Sat, Sept. 21

My Turn: The time for action to save Verde River is now

On April 4 an informative event took place at Yavapai College.  It was titled "The Big Chino Pipeline and the Verde River" and   presented by the Verde River Citizens Alliance and Citizens Water Advocacy Group. For those of you who are unacquainted with the Big Chino pipeline, it is a project of the cities of Prescott and Prescott Valley to pump from 8,000 to 11,500 acre feet of water annually from the Big Chino aquifer, the headwaters of the Verde River. In the course of two hours, lots of information was presented.

First off, Bill Meyer, a retired U.S. Geological Survey hydrologist, explained how an aquifer is connected to surface water such as the Verde River. Essentially, water withdrawn from the aquifer, unless accompanied by an increase in recharge, will reduce outflow by an amount equal to withdrawals. As wells are developed in the Big Chino, whether for pipelines or homes, water taken out of the aquifer will increase and it is unlikely water entering in will increase correspondingly. The pipeline's draw of 8,000 to 11,500 acre feet per year is equal to half or more of the Verde River's annual base flow, the flow that happens without any runoff from storms.

Next, Ed Wolfe, retired USGS geologist, used ground water flow paths to show how outflow from the Big Chino basin is the main source of the Verde River.  In fact, USGS studies report that it contributes 80-86 percent of the river's base flow. 
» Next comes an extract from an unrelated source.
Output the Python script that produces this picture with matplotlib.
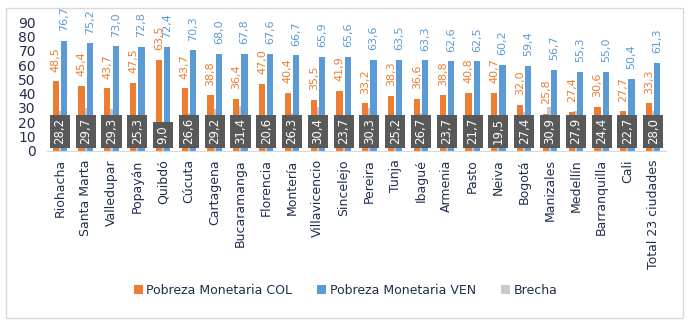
import numpy as np
import matplotlib
from matplotlib import pyplot as plt
import matplotlib.patches as patches

matplotlib.use("Agg")

ciudades = [
    "Riohacha", "Santa Marta", "Valledupar", "Popayán", "Quibdó", "Cúcuta",
    "Cartagena", "Bucaramanga", "Florencia", "Montería", "Villavicencio",
    "Sincelejo", "Pereira", "Tunja", "Ibagué", "Armenia", "Pasto", "Neiva",
    "Bogotá", "Manizales", "Medellín", "Barranquilla", "Cali",
    "Total 23 ciudades",
]
pobreza_col = [
    48.5, 45.4, 43.7, 47.5, 63.5, 43.7, 38.8, 36.4, 47.0, 40.4, 35.5, 41.9,
    33.2, 38.3, 36.6, 38.8, 40.8, 40.7, 32.0, 25.8, 27.4, 30.6, 27.7, 33.3,
]
pobreza_ven = [
    76.7, 75.2, 73.0, 72.8, 72.4, 70.3, 68.0, 67.8, 67.6, 66.7, 65.9, 65.6,
    63.6, 63.5, 63.3, 62.6, 62.5, 60.2, 59.4, 56.7, 55.3, 55.0, 50.4, 61.3,
]
brecha = [
    28.2, 29.7, 29.3, 25.3, 9.0, 26.6, 29.2, 31.4, 20.6, 26.3, 30.4, 23.7,
    30.3, 25.2, 26.7, 23.7, 21.7, 19.5, 27.4, 30.9, 27.9, 24.4, 22.7, 28.0,
]

ORANGE = "#ED7D31"
BLUE = "#5B9BD5"
GREY = "#C9C9C9"
TEXT = "#1f2d4f"

plt.rcParams["font.family"] = ["DejaVu Sans"]


def fmt(v):
    return f"{v:.1f}".replace(".", ",")


fig = plt.figure(figsize=(6.91, 3.24), dpi=100)
ax = fig.add_axes([0.068, 0.534, 0.896, 0.398])

# chart border
fig.add_artist(patches.Rectangle((6 / 691, 6 / 324), 677 / 691, 310 / 324,
                                 transform=fig.transFigure, fill=False,
                                 edgecolor="#D9D9D9", linewidth=1))

x = np.arange(len(ciudades))
w = 0.24
b_grey = ax.bar(x, brecha, w, color=GREY, zorder=1, label="Brecha")
b_col = ax.bar(x - 0.16, pobreza_col, w, color=ORANGE, zorder=2,
               label="Pobreza Monetaria COL")
b_ven = ax.bar(x + 0.16, pobreza_ven, w, color=BLUE, zorder=2,
               label="Pobreza Monetaria VEN")

# labels above bars
for xi, v in zip(x, pobreza_col):
    ax.annotate(fmt(v), (xi - 0.16, v), xytext=(0, 7), textcoords="offset points",
                rotation=90, ha="center", va="bottom", color=ORANGE,
                fontsize=8, zorder=4)
for xi, v in zip(x, pobreza_ven):
    ax.annotate(fmt(v), (xi + 0.16, v), xytext=(0, 7), textcoords="offset points",
                rotation=90, ha="center", va="bottom", color=BLUE,
                fontsize=8, zorder=4)
# brecha labels at the base
for xi, v in zip(x, brecha):
    ax.annotate(fmt(v), (xi, 0), xytext=(0, 4.7), textcoords="offset points",
                rotation=90, ha="center", va="bottom", color="white",
                fontsize=8.5, zorder=5,
                bbox=dict(boxstyle="square,pad=0.3", facecolor="#595959",
                          edgecolor="none"))

ax.set_xlim(-0.5, len(ciudades) - 0.5)
ax.set_ylim(0, 90)
ax.set_yticks(range(0, 91, 10))
ax.set_xticks(x)
ax.set_xticklabels(ciudades, rotation=90, fontsize=9, color=TEXT)
ax.tick_params(axis="y", labelsize=10, colors=TEXT, length=0, pad=8)
ax.tick_params(axis="x", length=0, pad=6)
for s in ["top", "right", "left"]:
    ax.spines[s].set_visible(False)
ax.spines["bottom"].set_color("#D9D9D9")

handles = [b_col, b_ven, b_grey]
fig.legend(handles, [h.get_label() for h in handles], loc="center",
           bbox_to_anchor=(0.5, 1 - 290 / 324), ncol=3, frameon=False,
           fontsize=9, labelcolor=TEXT, handlelength=0.7, handleheight=0.7,
           handletextpad=0.3, columnspacing=2.0)

fig.savefig("out.png", dpi=100)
The scientific information was followed by some economic analysis.  Many believe the pipeline is needed for the economic benefit of continued growth.  However, economist John Danforth's research shows that while Yavapai County grew faster than 99 percent of the nation's counties from 1980-2006, the average per capita personal income dropped from 86 percent of the national average to only 73 percent. 

Who will pay for the pipeline was discussed by Howard Mechanic. According to the Arizona Department of Water Resources, the Prescott area's aquifer is out of safe yield. In spite of a mandated goal to achieve safe yield by 2025, no water from the pipeline has yet been committed for this purpose.

The cities have stated that unspecified quantities of the water will be used for safe yield and the rest for growth. However, if new development doesn't occur, then the current water users will be stuck with a bill that is presently estimated at over $200 million.

Prescott and Prescott Valley claim that their pumping will do no harm to the Verde River.  Yet many scientists, along with the U.S. Fish and Wildlife Service, believe that wells to monitor water levels and a mitigation plan should be in place before any pumping occurs.  Jan Allbright, Verde River Citizens Alliance president and environmental scientist, explained why monitoring wells need to be in service now in key locations to obtain baseline data. If water levels drop in these wells a mitigation plan would require action be taken before the Verde's flow is affected.

Finally, Gary Beverly from the Sierra Club, and Joanne Oellers and Michelle Harrington from the Center for Biological Diversity shared how important the Verde is to our regional ecosystem.  Its riparian habitat is one of the world's most rare. Eighty-five percent of the region's wildlife depends on it at some point in their life cycle.  Of course, many of us in the Verde Valley depend on it for its recreational opportunities, its irrigation water and its outstanding beauty.

What became clear during the course of the morning is that the Verde River is endangered.  Imagine the Verde with little more than the flow from Sycamore Creek passing slowly through Clarkdale and Cottonwood.  It would probably not be visible in some areas as the  "flow" would be underground.  What kind of Verde River do we want - a bright flowing ribbon of life or stagnant puddles harboring West Nile virus?  That's a pretty easy choice. 

So what can we do to make this choice come true?  It will take strong efforts from the citizens of the Verde Valley.

First, tell your friends and neighbors.  There are lots of folks unaware of the danger upstream development poses to the Verde River. 

Second, become a member of groups working to keep the river flowing. Visit, and for more information. 

Finally, raise your voice.  Let your legislators, the governor and local officials know that you don't want the Verde to wither and die due to over development and groundwater pumping. 

The time for action is now.  Please do not delay.

Cottonwood resident Bob Rothrock is a member of the Verde River Citizens Alliance.